A spreadsheet can only describe what was entered, not attest to what's true now. A row might say device is "encrypted", but it can't validate whether encryption is enabled today, whether the OS is current, or whether the endpoint has drifted into a risky state since the last update.

This static approach creates a direct conflict with modern auditing standards. While past records are essential for forensic reviews, auditors now also demand a verifiable control posture that proves continuous oversight rather than just periodic bookkeeping.

And the compliance implications are real. Untracked or inconsistently monitored endpoints may be in unknown territory to IT teams, but they aren't exactly invisible to attackers. And when such devices are breached, the lack of oversight ensures the intrusion remains undetected. IT is kept completely in the blind as such assets form a shadow device layer that regulators, like Indonesia's Otoritas Jasa Keuangan (OJK), actively target during supervision audits.

Surviving this level of regulatory scrutiny requires a fundamental shift in perspective: a static list of serial numbers is not a security strategy. In the face of a live cyberattack or a rigorous audit, an inventory of hardware is no substitute for a real-time record of compliance.

Closing the Detection Gap: Turning Endpoints into Defensive Barriers

This lack of visibility creates the perfect gap for social engineering breaches to blend in. While these attacks take many forms, phishing remains the most lethal, accounting for nearly 14% of all attacks directed at the financial industry. The more revealing problem, however, is the speed imbalance that turns one small mistake into a prolonged exposure window. Research indicates it takes financial organizations an average of 157 days to detect a breach, while the median time for a user to fall for a phishing email and compromise credentials is less than 60 seconds.

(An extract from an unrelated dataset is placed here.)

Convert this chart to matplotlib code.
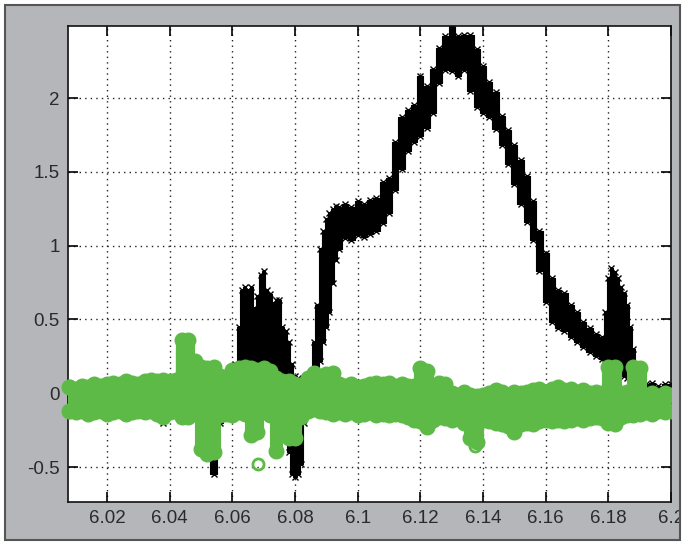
import matplotlib
matplotlib.use("Agg")
import matplotlib.pyplot as plt
from matplotlib.patches import Rectangle

# black series (x markers): band, upper / lower edge
x_black = [6.008, 6.012, 6.016, 6.020, 6.024, 6.028, 6.032, 6.036, 6.038, 6.040,
           6.044, 6.046, 6.048, 6.050, 6.052, 6.054, 6.056, 6.058, 6.060, 6.061,
           6.062, 6.063, 6.064, 6.065, 6.066, 6.067, 6.068, 6.069, 6.070, 6.071,
           6.072, 6.073, 6.074, 6.075, 6.076, 6.077, 6.078, 6.079, 6.080, 6.081,
           6.082, 6.083, 6.084, 6.085, 6.086, 6.087, 6.088, 6.089, 6.090, 6.091,
           6.092, 6.093, 6.094, 6.096, 6.098, 6.100, 6.102, 6.104, 6.106, 6.108,
           6.110, 6.112, 6.114, 6.116, 6.118, 6.120, 6.122, 6.124, 6.126, 6.128,
           6.130, 6.132, 6.134, 6.136, 6.138, 6.140, 6.142, 6.144, 6.146, 6.148,
           6.150, 6.152, 6.154, 6.156, 6.158, 6.160, 6.162, 6.164, 6.166, 6.168,
           6.170, 6.172, 6.174, 6.176, 6.178, 6.179, 6.180, 6.181, 6.182, 6.183,
           6.184, 6.185, 6.186, 6.187, 6.188, 6.189, 6.190, 6.192, 6.194, 6.196,
           6.198, 6.200]
black_hi = [0.05, 0.06, 0.06, 0.07, 0.06, 0.06, 0.07, 0.07, 0.08, 0.09,
            0.30, 0.34, 0.12, 0.10, 0.08, 0.05, 0.06, 0.10, 0.13, 0.20,
            0.45, 0.70, 0.72, 0.70, 0.72, 0.58, 0.66, 0.80, 0.83, 0.70,
            0.67, 0.61, 0.63, 0.63, 0.45, 0.42, 0.35, 0.20, 0.12, 0.10,
            0.08, 0.06, 0.08, 0.10, 0.35, 0.60, 0.98, 1.10, 1.18, 1.22,
            1.25, 1.27, 1.26, 1.28, 1.26, 1.30, 1.28, 1.31, 1.32, 1.43,
            1.46, 1.70, 1.87, 1.92, 1.95, 2.15, 2.08, 2.20, 2.34, 2.42,
            2.49, 2.42, 2.43, 2.43, 2.33, 2.22, 2.11, 2.04, 1.88, 1.78,
            1.68, 1.58, 1.47, 1.30, 1.10, 0.95, 0.78, 0.70, 0.68, 0.60,
            0.55, 0.48, 0.44, 0.40, 0.38, 0.55, 0.78, 0.85, 0.82, 0.78,
            0.72, 0.68, 0.60, 0.45, 0.30, 0.15, 0.10, 0.06, 0.07, 0.05,
            0.06, 0.06]
black_lo = [-0.08, -0.09, -0.10, -0.10, -0.08, -0.09, -0.10, -0.11, -0.20, -0.12,
            -0.05, -0.06, -0.10, -0.18, -0.40, -0.55, -0.20, -0.12, -0.10, -0.05,
            -0.05, -0.02, 0.00, 0.02, 0.02, 0.02, 0.02, 0.05, 0.05, 0.05,
            0.05, 0.05, 0.02, 0.00, -0.05, -0.20, -0.40, -0.55, -0.57, -0.55,
            -0.48, -0.20, -0.05, 0.00, 0.05, 0.10, 0.22, 0.35, 0.45, 0.55,
            0.75, 0.90, 0.98, 1.05, 1.04, 1.07, 1.06, 1.08, 1.10, 1.15,
            1.22, 1.38, 1.52, 1.64, 1.70, 1.74, 1.80, 1.90, 2.10, 2.19,
            2.18, 2.15, 2.19, 2.05, 1.94, 1.90, 1.87, 1.79, 1.68, 1.55,
            1.42, 1.28, 1.16, 1.04, 0.83, 0.62, 0.48, 0.44, 0.42, 0.38,
            0.35, 0.31, 0.28, 0.25, 0.23, 0.20, 0.18, 0.17, 0.16, 0.15,
            0.14, 0.12, 0.10, 0.08, 0.05, 0.03, 0.02, 0.01, 0.01, 0.00,
            0.01, 0.01]

# green series (o markers): band of marker centres, upper / lower edge
x_green = [6.008, 6.010, 6.012, 6.014, 6.016, 6.018, 6.020, 6.022, 6.024, 6.026,
           6.028, 6.030, 6.032, 6.034, 6.036, 6.038, 6.040, 6.042, 6.044, 6.046,
           6.048, 6.050, 6.052, 6.054, 6.056, 6.058, 6.060, 6.062, 6.064, 6.066,
           6.068, 6.070, 6.072, 6.074, 6.076, 6.078, 6.080, 6.082, 6.084, 6.086,
           6.088, 6.090, 6.092, 6.094, 6.096, 6.098, 6.100, 6.102, 6.104, 6.106,
           6.108, 6.110, 6.112, 6.114, 6.116, 6.118, 6.120, 6.122, 6.124, 6.126,
           6.128, 6.130, 6.132, 6.134, 6.136, 6.138, 6.140, 6.142, 6.144, 6.146,
           6.148, 6.150, 6.152, 6.154, 6.156, 6.158, 6.160, 6.162, 6.164, 6.166,
           6.168, 6.170, 6.172, 6.174, 6.176, 6.178, 6.180, 6.182, 6.184, 6.186,
           6.188, 6.190, 6.192, 6.194, 6.196, 6.198, 6.200]
green_hi = [0.04, 0.03, 0.05, 0.04, 0.06, 0.05, 0.06, 0.07, 0.06, 0.08,
            0.07, 0.06, 0.08, 0.09, 0.08, 0.09, 0.08, 0.09, 0.36, 0.36,
            0.22, 0.18, 0.17, 0.18, 0.12, 0.10, 0.16, 0.17, 0.18, 0.17,
            0.16, 0.17, 0.15, 0.10, 0.08, 0.08, 0.06, 0.05, 0.10, 0.14,
            0.10, 0.13, 0.14, 0.06, 0.05, 0.06, 0.04, 0.05, 0.06, 0.07,
            0.06, 0.07, 0.05, 0.06, 0.05, 0.05, 0.17, 0.15, 0.02, 0.07,
            0.06, 0.00, -0.01, 0.01, -0.01, -0.02, -0.01, 0.00, 0.02, 0.01,
            -0.01, 0.01, 0.00, 0.01, 0.02, 0.03, 0.01, 0.03, 0.04, 0.02,
            0.03, 0.01, 0.02, 0.00, 0.01, 0.00, 0.18, 0.18, 0.00, 0.01,
            0.18, 0.17, -0.01, 0.00, -0.02, 0.00, -0.01]
green_lo = [-0.12, -0.13, -0.12, -0.14, -0.13, -0.12, -0.14, -0.13, -0.12, -0.14,
            -0.13, -0.12, -0.13, -0.12, -0.14, -0.16, -0.13, -0.12, -0.16, -0.16,
            -0.10, -0.38, -0.41, -0.40, -0.15, -0.14, -0.15, -0.13, -0.14, -0.28,
            -0.26, -0.12, -0.15, -0.39, -0.18, -0.30, -0.30, -0.16, -0.12, -0.11,
            -0.12, -0.13, -0.14, -0.13, -0.14, -0.13, -0.15, -0.14, -0.13, -0.15,
            -0.14, -0.15, -0.14, -0.15, -0.16, -0.18, -0.19, -0.23, -0.18, -0.16,
            -0.17, -0.18, -0.17, -0.20, -0.30, -0.33, -0.18, -0.19, -0.20, -0.21,
            -0.22, -0.26, -0.21, -0.20, -0.21, -0.19, -0.18, -0.19, -0.18, -0.19,
            -0.18, -0.17, -0.18, -0.17, -0.16, -0.17, -0.20, -0.21, -0.16, -0.15,
            -0.15, -0.14, -0.13, -0.14, -0.12, -0.13, -0.12]

# isolated green circles
green_out_x = [6.0683, 6.1375]
green_out_y = [-0.48, -0.36]

xticks = [6.02, 6.04, 6.06, 6.08, 6.10, 6.12, 6.14, 6.16, 6.18, 6.20]
xlabels = ["6.02", "6.04", "6.06", "6.08", "6.1", "6.12", "6.14", "6.16", "6.18", "6.2"]
yticks = [-0.5, 0, 0.5, 1, 1.5, 2]
ylabels = ["-0.5", "0", "0.5", "1", "1.5", "2"]

green = "#5dba47"
gray = "#b4b6b9"
dot = 10.5  # circle size of the green markers, pt

plt.rcParams['font.family'] = ['Liberation Sans', 'DejaVu Sans']

fig = plt.figure(figsize=(6.84, 5.44), dpi=100)
fig.patch.set_facecolor("white")
# grey window background
fig.patches.append(Rectangle((5 / 684, 4 / 544), 675 / 684, 535 / 544,
                             transform=fig.transFigure, facecolor=gray,
                             edgecolor="none", zorder=-5))

ax = fig.add_axes([68 / 684, 42 / 544, 603 / 684, 476 / 544])
ax.set_facecolor("white")

# black band
ax.fill_between(x_black, black_lo, black_hi, step="mid", color="black", linewidth=0.8, zorder=2)
ax.plot(x_black, black_hi, linestyle="none", marker="x", color="black", markersize=4.5, mew=1, zorder=2)
ax.plot(x_black, black_lo, linestyle="none", marker="x", color="black", markersize=4.5, mew=1, zorder=2)

# green band: columns of overlapping circles
ax.vlines(x_green, green_lo, green_hi, colors=green, linewidth=dot * 0.9, zorder=3)
ax.plot(x_green, green_hi, linestyle="none", marker="o", color=green, markersize=dot, zorder=3)
ax.plot(x_green, green_lo, linestyle="none", marker="o", color=green, markersize=dot, zorder=3)
ax.plot(x_green[:1], green_hi[:1], linestyle="none", marker="o", color=green, markersize=dot,
        zorder=3, clip_on=False)
ax.plot(x_green[:1], green_lo[:1], linestyle="none", marker="o", color=green, markersize=dot,
        zorder=3, clip_on=False)
ax.plot(green_out_x, green_out_y, linestyle="none", marker="o", mfc="none", mec=green,
        markersize=8, mew=2, zorder=3)

ax.set_xlim(6.00755, 6.2)
ax.set_ylim(-0.737, 2.488)
ax.set_xticks(xticks)
ax.set_xticklabels(xlabels)
ax.set_yticks(yticks)
ax.set_yticklabels(ylabels)

ax.grid(True, color="#222222", linestyle=(0, (1, 3)), linewidth=1)
ax.set_axisbelow(True)
ax.tick_params(direction="in", length=7, width=1.2, top=True, right=True,
               labelsize=13.5, labelcolor="#2a2a2a", pad=6)
for s in ax.spines.values():
    s.set_linewidth(1.2)
    s.set_color("#111111")

# outer frame drawn on top, with the margin beyond it
fig.patches.append(Rectangle((680 / 684, 0), 4 / 684, 1, transform=fig.transFigure,
                             facecolor="white", edgecolor="none", zorder=10))
fig.patches.append(Rectangle((5 / 684, 4 / 544), 675 / 684, 535 / 544,
                             transform=fig.transFigure, facecolor="none",
                             edgecolor="#555555", linewidth=1.5, zorder=11))

fig.savefig("out.png", dpi=100, facecolor=fig.get_facecolor())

To eliminate this gap in detection, devices must be continuously governed so threat actors can't exploit the blind spots they need to gain and sustain access.

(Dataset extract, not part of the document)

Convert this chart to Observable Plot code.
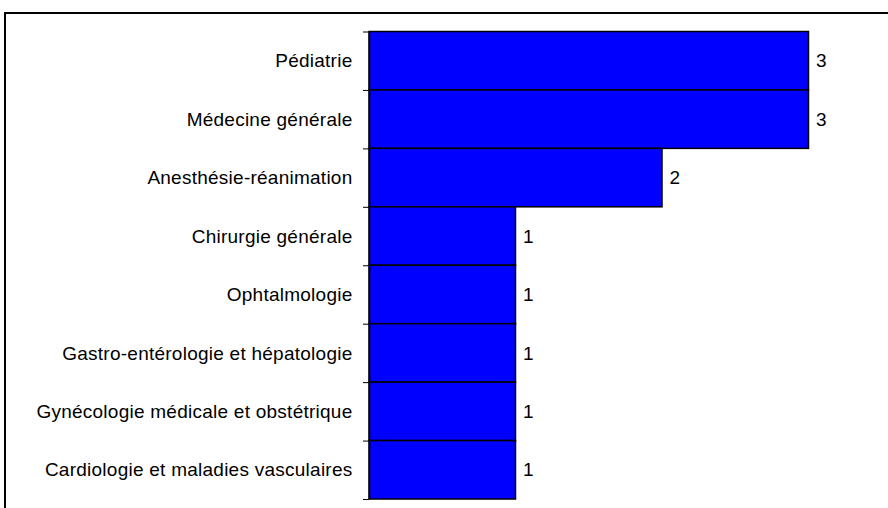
<!DOCTYPE html>
<html><head><meta charset="utf-8">
<script src="https://cdn.jsdelivr.net/npm/d3@7"></script>
<script src="https://cdn.jsdelivr.net/npm/@observablehq/plot@0.6"></script>
<style>
body{margin:0;background:#fff}
#wrap{position:relative;width:888px;height:508px;overflow:hidden}
#frame{position:absolute;left:4px;top:12px;width:1000px;height:1000px;border:2px solid #000;box-sizing:border-box;pointer-events:none}
</style></head><body>
<div id="wrap"><div id="frame"></div></div>
<script>
const categories = [
  "Pédiatrie",
  "Médecine générale",
  "Anesthésie-réanimation",
  "Chirurgie générale",
  "Ophtalmologie",
  "Gastro-entérologie et hépatologie",
  "Gynécologie médicale et obstétrique",
  "Cardiologie et maladies vasculaires"
];
const values = [3, 3, 2, 1, 1, 1, 1, 1];
const data = categories.map((c, i) => ({cat: c, value: values[i], i}));
const chart = Plot.plot({
  width: 888, height: 508,
  marginLeft: 369, marginRight: 79.5, marginTop: 31.5, marginBottom: 9,
  style: {fontFamily: "'Liberation Sans', Arial, sans-serif", fontSize: "19px", letterSpacing: "0.25px", background: "transparent", color: "#000"},
  x: {domain: [0, 3], axis: null},
  y: {domain: [0, categories.length], reverse: true, axis: null},
  marks: [
    Plot.rect(data, {x1: 0, x2: "value", y1: "i", y2: d => d.i + 1, fill: "#0000ff", stroke: "#000", strokeWidth: 1.5}),
    Plot.axisY({ticks: d3.range(categories.length + 1), tickFormat: () => "", tickSize: 6, label: null, stroke: "#000"}),
    Plot.ruleX([0], {stroke: "#000", strokeWidth: 1.5}),
    Plot.text(data, {x: 0, y: d => d.i + 0.5, text: "cat", textAnchor: "end", dx: -17, fill: "#000"}),
    Plot.text(data, {x: "value", y: d => d.i + 0.5, text: d => String(d.value), textAnchor: "start", dx: 7, fill: "#000"})
  ]
});
document.getElementById("wrap").prepend(chart);
</script>
</body></html>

Modern systems like Unified Endpoint Management (UEM) address this by minimizing the device's attack surface. By restricting devices to only run approved applications and blocking dangerous web pathways, a single compromised click is actively prevented from executing malicious actions on a corporate connected device. The goal isn't to treat employees like adversaries. It's to design endpoint workflows so the most common attacker pathways are simply unavailable.

That foundation matters even more against sophisticated trojans that take advantage of compromised environments. When a device becomes rooted or jailbroken, it's operating entirely outside the normal security model.

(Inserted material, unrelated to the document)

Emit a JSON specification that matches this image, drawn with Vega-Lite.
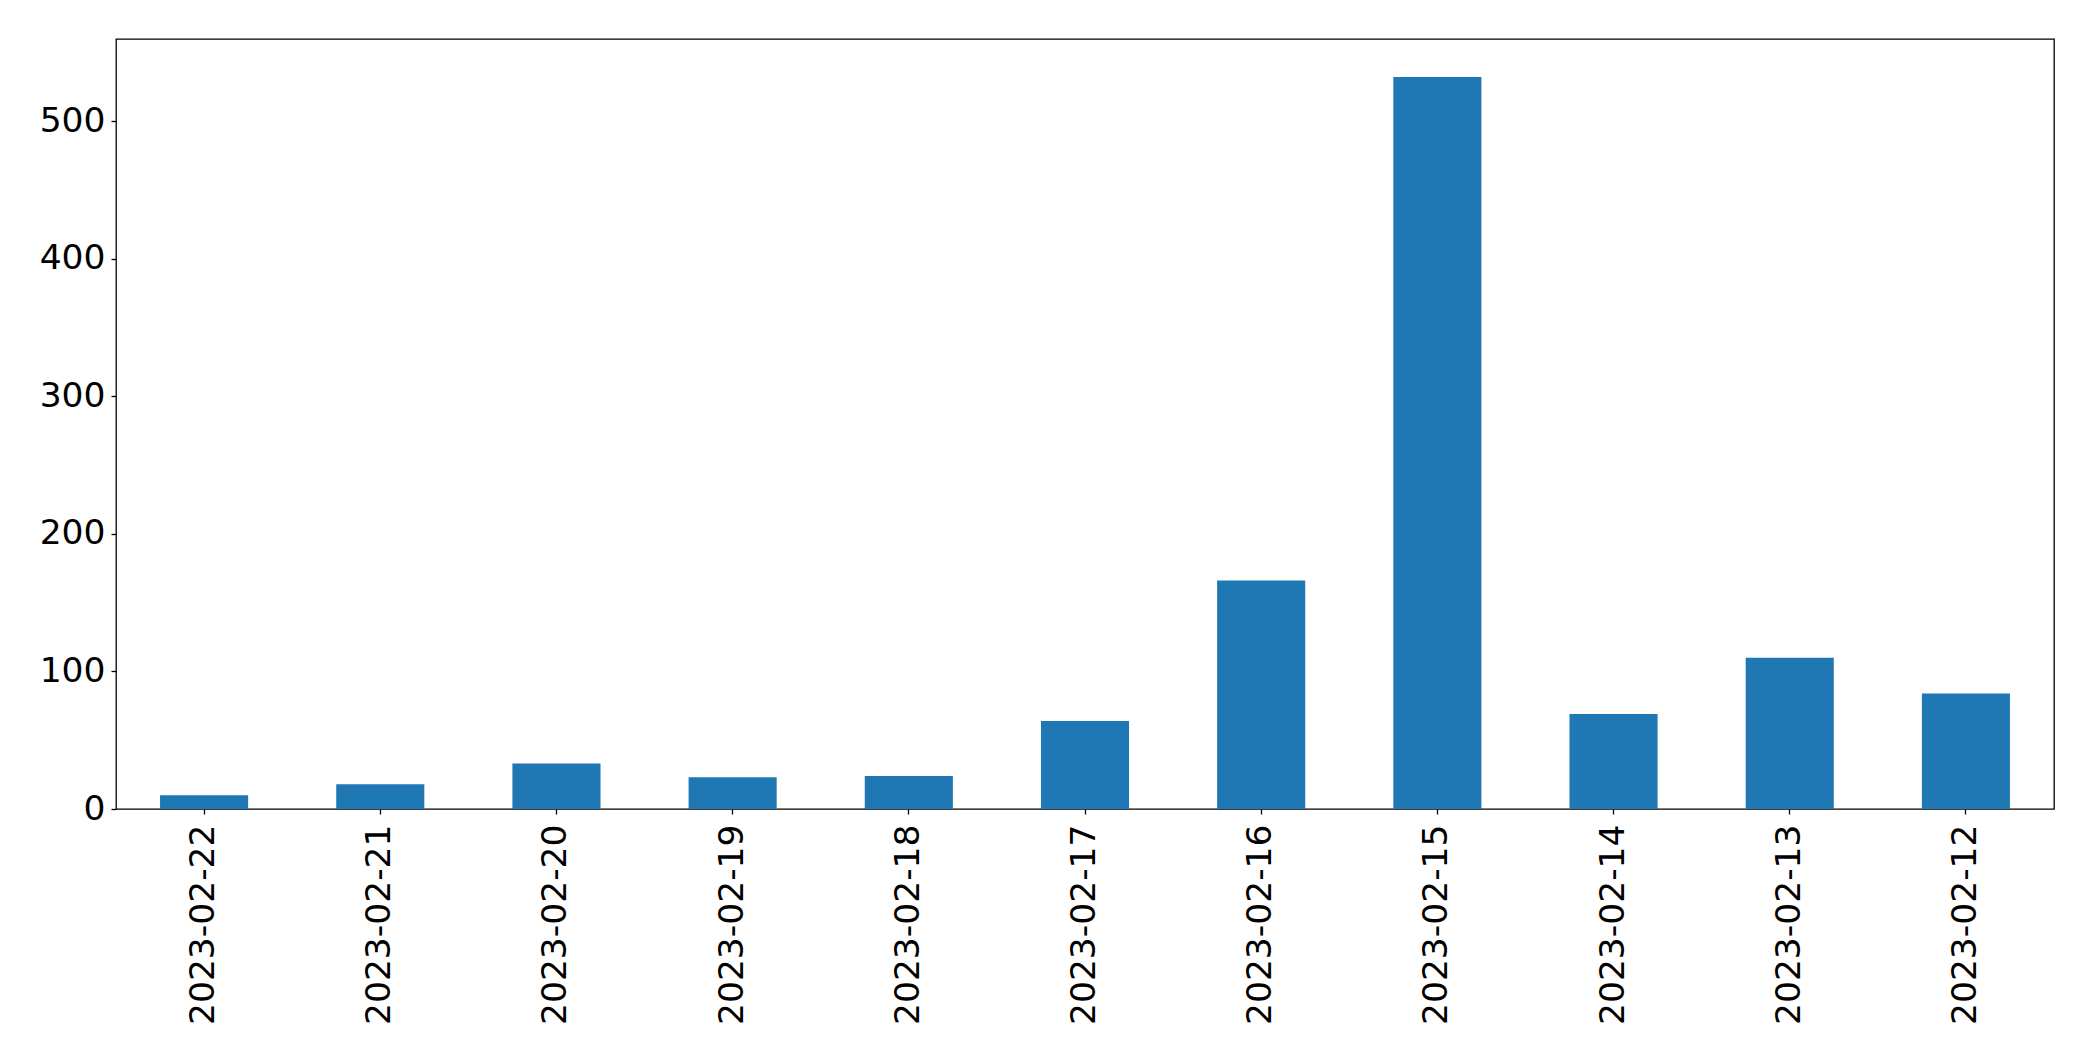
{
  "$schema": "https://vega.github.io/schema/vega-lite/v6.json",
  "width": 1938,
  "height": 770,
  "autosize": {"type": "none"},
  "padding": {"left": 116, "top": 39, "right": 39, "bottom": 252},
  "background": "white",
  "config": {
    "view": {"stroke": "black", "strokeWidth": 1.3},
    "font": "DejaVu Sans",
    "axis": {
      "grid": false,
      "domain": false,
      "tickColor": "black",
      "tickWidth": 1.3,
      "tickSize": 5,
      "labelColor": "black",
      "labelFont": "DejaVu Sans",
      "labelFontSize": 34.5,
      "labelLimit": 0,
      "title": null
    }
  },
  "data": {
    "values": [
      {"date": "2023-02-22", "count": 10},
      {"date": "2023-02-21", "count": 18},
      {"date": "2023-02-20", "count": 33},
      {"date": "2023-02-19", "count": 23},
      {"date": "2023-02-18", "count": 24},
      {"date": "2023-02-17", "count": 64},
      {"date": "2023-02-16", "count": 166},
      {"date": "2023-02-15", "count": 532},
      {"date": "2023-02-14", "count": 69},
      {"date": "2023-02-13", "count": 110},
      {"date": "2023-02-12", "count": 84}
    ]
  },
  "mark": {"type": "bar", "color": "#1f77b4"},
  "encoding": {
    "x": {
      "field": "date",
      "type": "nominal",
      "sort": null,
      "scale": {"paddingInner": 0.5, "paddingOuter": 0.25},
      "axis": {"labelAngle": 270, "labelAlign": "right", "labelBaseline": "middle", "labelPadding": 10}
    },
    "y": {
      "field": "count",
      "type": "quantitative",
      "scale": {"domain": [0, 559.6], "nice": false, "zero": true},
      "axis": {"values": [0, 100, 200, 300, 400, 500], "labelPadding": 6}
    }
  }
}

Endpoint management tools that continuously monitor for these states can flag risk the moment it appears, and when those posture signals are paired with Identity and Access Management (IAM), access decisions can adapt immediately. The moment a device falls out of compliance, sensitive access to corporate data can be restricted automatically.

Even in the case of a momentary lapse in human judgment, the endpoint itself acts as the final line of defense, stopping an attempted intrusion before it becomes a major breach.

Automating the Digital Paper Trail

Under strict financial guidelines, actually securing the endpoints is only half the job. The other half is being able to demonstrate, continuously and convincingly, that endpoints are secured.

Audit readiness starts with establishing a comprehensive, live view of all assets that automatically tracks device details across the entire digital estate. From there, evidence becomes something that can be assembled on demand. Instead of chasing down a basic headcount of what exists, teams can instantly filter their estate for compliance drift and produce granular reports.

This is where active endpoint management automates the burden of proof, generating evidence that critical controls, like encryption, are active across the fleet.

This level of readiness is validated the moment an incident occurs. In the event of a missing device or a breach, regulatory frameworks demand a meticulous digital paper trail. They ask what action was done, when it was done, who executed it, and whether it succeeded. Automated systems that log administrative remote actions create an immutable action history for proving due diligence.

For fintechs, where a single breach can shatter customer confidence and invite heavy penalties, endpoint vigilance is the very core of a defensible security posture. And in today's hyper-regulated device landscape, bridging the gap between manual and automated governance could be what's shielding fintechs from becoming a cautionary tale.